Now is the time to check whether you followed all the steps so far correctly. We will make frequency tables of sex, polorient and class using frq function (you will learn more about this function in lab 5). If you followed well, you will see the variable and value labels of the tree variables.

frq(mydata$sex)
## 
## Gender (x) <integer>
## # total N=30  valid N=30  mean=1.60  sd=0.50
## 
## Value |  Label |  N | Raw % | Valid % | Cum. %
## ----------------------------------------------
##     1 |   male | 12 |    40 |      40 |     40
##     2 | female | 18 |    60 |      60 |    100
##  <NA> |   <NA> |  0 |     0 |    <NA> |   <NA>
frq(mydata$polorient)
## 
## Political Orientation (x) <integer>
## # total N=30  valid N=30  mean=2.93  sd=1.05
## 
## Value |     Label |  N | Raw % | Valid % | Cum. %
## -------------------------------------------------
##     1 |  Far left |  0 |  0.00 |    0.00 |   0.00
##     2 |      Left | 16 | 53.33 |   53.33 |  53.33
##     3 |    Center |  1 |  3.33 |    3.33 |  56.67
##     4 |     Right | 12 | 40.00 |   40.00 |  96.67
##     5 | Far right |  1 |  3.33 |    3.33 | 100.00
##  <NA> |      <NA> |  0 |  0.00 |    <NA> |   <NA>
frq(mydata$class)
## 
## Social Class (x) <integer>
## # total N=30  valid N=30  mean=3.77  sd=1.14
## 
## Value |              Label |  N | Raw % | Valid % | Cum. %
## ----------------------------------------------------------
##     1 |        Lower class |  1 |  3.33 |    3.33 |   3.33
##     2 |      Working class |  4 | 13.33 |   13.33 |  16.67
##     3 | Lower middle class |  4 | 13.33 |   13.33 |  30.00
##     4 |       Middle class | 14 | 46.67 |   46.67 |  76.67
##     5 | Upper middle class |  6 | 20.00 |   20.00 |  96.67
##     6 |        Upper class |  1 |  3.33 |    3.33 | 100.00
##  <NA> |               <NA> |  0 |  0.00 |    <NA> |   <NA>

If you followed all the stpes correctly, the frequency table will show variable and value labels

Saving data into RDS format

Now, you have a dataset with full information.

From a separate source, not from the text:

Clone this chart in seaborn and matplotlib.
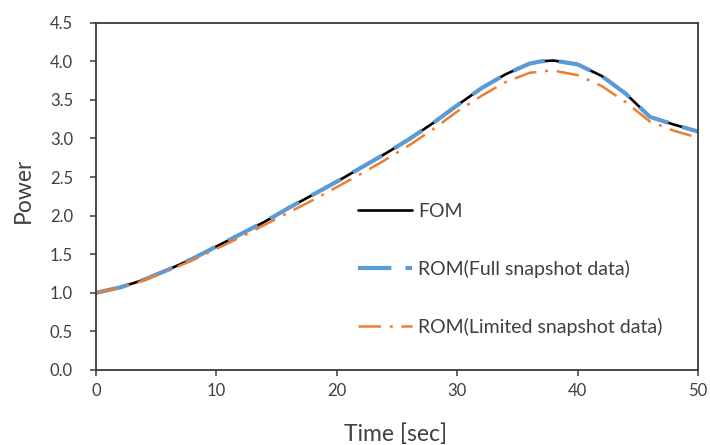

So, you need to save it for your future use. There are multiple ways to save datasets in R. However, I recommend to save them in RDS format because this format preserves data structure and reduces the size of files considerably. The R code for this job is saveRDS(data name, file = "file-name.rds"). Note that the file name should end with “.rds”.

saveRDS(mydata, file = "mydata.rds")

After running this code, go to your working directory. You will see “mydata.rds” there. Also, do not forget to save your R file again. If you click on the icon of disk in the text editor, your R file will be saved.

The next lab will introduce how to import RDS file into R. So, please keep “mydata.rds”.

Lab 3 Participation Activity

If you follow all the instructions correctly, you will find “mydata.rds” in your working directory. “mydata.rds” is the data file you have been working on so far.

Please send “mydata.rds” in your wokring directory to the unit convenor (hangyoung.lee@mq.edu.au) by email. The unit convenor will check whether your data file is created correctly. This activity will contribute to your participation marks.If you have any issues in generating “mydata.rds”, do not hesitate to contact the unit convenor.


The R codes you have written so far look like:

################################################################################
# Title: Lab 2 & 3
# Course: SOCI8015 & SOCX8015
# Date: 14/03/2022
################################################################################

# Import CSV files
mydata <- read.csv("table-1-30-respondents.csv")
mydata

# Elementary equations
250 + 125
250 - 125
250 * 125
250/125

# A complicated equation
exp(5)+sqrt((log(253) + pi)/(653-258))

# Make variables
a <- 5
a
b <- a * a + 3
b
a + b
c <- "soci 8015"
c

# Create vectors
age <- c(36, 19, 30, 55, 42)
age
gender <- c("male", "female", "female", "male", "female")
gender

class(age)
class(gender)

# Create data frames
data <- cbind(age, gender)
data <- as.data.frame(data)
data
class(data)

# How to remove variables
rm(a)
rm(b, c, age, gender, data)

# Load package
library(sjlabelled)
library(sjmisc) 

# How to access variables in data frame
mydata$sex
mydata$age  
mydata$polorient
mydata$class

# How to add variable labels
get_label(mydata$id)
mydata$id <- set_label(mydata$id, label = "Identification Number")
get_label(mydata$id)

mydata$sex <- set_label(mydata$sex, label = "Gender")
mydata$age <- set_label(mydata$age, label = "Age")
mydata$polorient <- set_label(mydata$polorient, label = "Political Orientation")
mydata$class <- set_label(mydata$class, label = "Social Class")

# How to add value labels 
mydata$sex <- set_labels(mydata$sex, labels = c("male" = 1, "female" = 2))
mydata$polorient <- set_labels(mydata$polorient, 
                               labels = c("Far left" = 1,
                                          "Left" = 2,
                                          "Center" = 3,
                                          "Right" = 4,
                                          "Far right" = 5))
mydata$class <- set_labels(mydata$class, labels = c("Lower class" = 1,
                                                   "Working class" = 2,
                                                   "Lower middle class" = 3,
                                                   "Middle class" = 4,
                                                   "Upper middle class" = 5,
                                                   "Upper class" = 6))

# Let me check whether all the steps so far have made differences.
# The following codes will show frequency tables along with variable names and value labels.
frq(mydata$sex)
frq(mydata$polorient)
frq(mydata$class)

# Saving data into RDS format
saveRDS(mydata, file = "mydata.rds")

# Do not forget to save this R file.